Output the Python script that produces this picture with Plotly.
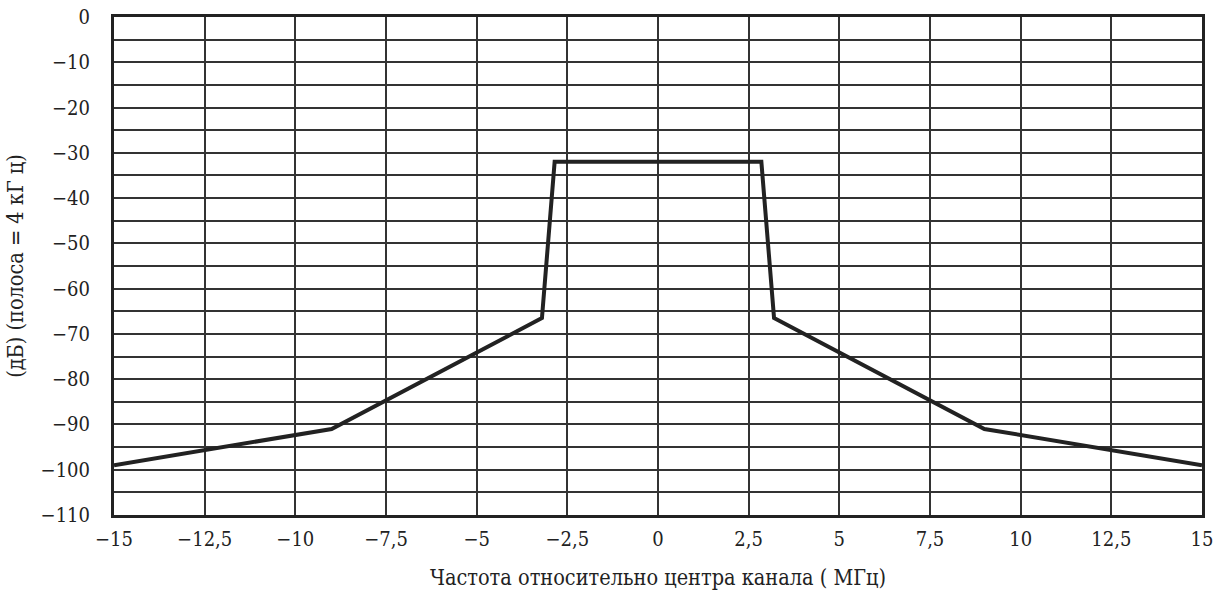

--

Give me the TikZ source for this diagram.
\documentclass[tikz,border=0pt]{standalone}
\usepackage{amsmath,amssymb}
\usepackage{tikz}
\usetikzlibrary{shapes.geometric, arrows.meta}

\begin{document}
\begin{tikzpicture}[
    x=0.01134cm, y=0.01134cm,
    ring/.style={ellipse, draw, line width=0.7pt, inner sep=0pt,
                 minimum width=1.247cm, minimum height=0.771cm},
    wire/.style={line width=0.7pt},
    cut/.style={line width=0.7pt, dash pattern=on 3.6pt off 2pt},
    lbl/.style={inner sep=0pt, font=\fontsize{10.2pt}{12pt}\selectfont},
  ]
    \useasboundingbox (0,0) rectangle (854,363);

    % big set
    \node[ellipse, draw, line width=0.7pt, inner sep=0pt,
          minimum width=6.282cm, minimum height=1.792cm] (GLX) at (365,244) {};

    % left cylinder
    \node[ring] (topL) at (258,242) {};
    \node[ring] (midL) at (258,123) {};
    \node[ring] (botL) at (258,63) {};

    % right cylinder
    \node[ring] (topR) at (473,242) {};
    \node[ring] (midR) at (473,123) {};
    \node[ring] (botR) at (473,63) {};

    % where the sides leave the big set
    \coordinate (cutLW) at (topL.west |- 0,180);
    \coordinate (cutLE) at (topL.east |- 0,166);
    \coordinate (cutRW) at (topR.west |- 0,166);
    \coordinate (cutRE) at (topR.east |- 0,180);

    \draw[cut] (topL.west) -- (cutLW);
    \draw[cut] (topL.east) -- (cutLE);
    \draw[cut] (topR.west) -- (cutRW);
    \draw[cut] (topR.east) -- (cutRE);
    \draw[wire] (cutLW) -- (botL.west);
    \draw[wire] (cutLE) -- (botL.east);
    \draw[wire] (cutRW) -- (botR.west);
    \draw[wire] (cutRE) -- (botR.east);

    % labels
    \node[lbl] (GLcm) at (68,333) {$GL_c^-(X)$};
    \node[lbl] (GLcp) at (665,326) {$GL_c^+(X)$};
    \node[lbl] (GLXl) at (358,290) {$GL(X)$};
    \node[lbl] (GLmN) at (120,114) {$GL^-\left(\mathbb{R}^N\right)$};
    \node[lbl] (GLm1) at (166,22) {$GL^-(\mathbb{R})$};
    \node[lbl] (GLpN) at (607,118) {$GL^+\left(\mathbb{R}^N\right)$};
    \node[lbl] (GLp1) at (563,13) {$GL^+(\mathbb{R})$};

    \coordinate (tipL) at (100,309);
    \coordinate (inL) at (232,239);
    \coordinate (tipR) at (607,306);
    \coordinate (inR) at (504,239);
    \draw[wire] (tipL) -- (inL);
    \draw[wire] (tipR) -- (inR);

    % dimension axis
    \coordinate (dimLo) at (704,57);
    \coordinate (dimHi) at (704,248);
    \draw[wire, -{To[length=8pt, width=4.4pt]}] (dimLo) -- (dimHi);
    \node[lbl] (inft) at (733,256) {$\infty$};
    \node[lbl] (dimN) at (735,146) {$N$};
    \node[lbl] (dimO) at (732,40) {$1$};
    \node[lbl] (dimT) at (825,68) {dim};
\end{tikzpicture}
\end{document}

> _To be done_
Write out each line exactly as it appears, from the line with "Give me the TikZ source for this diagram." up to and including the line with "(0,0) rectangle (854,363);".

> _Task result_
Give me the TikZ source for this diagram.
\documentclass[tikz,border=0pt]{standalone}
\usepackage{amsmath,amssymb}
\usepackage{tikz}
\usetikzlibrary{shapes.geometric, arrows.meta}

\begin{document}
\begin{tikzpicture}[
    x=0.01134cm, y=0.01134cm,
    ring/.style={ellipse, draw, line width=0.7pt, inner sep=0pt,
                 minimum width=1.247cm, minimum height=0.771cm},
    wire/.style={line width=0.7pt},
    cut/.style={line width=0.7pt, dash pattern=on 3.6pt off 2pt},
    lbl/.style={inner sep=0pt, font=\fontsize{10.2pt}{12pt}\selectfont},
  ]
    \useasboundingbox (0,0) rectangle (854,363);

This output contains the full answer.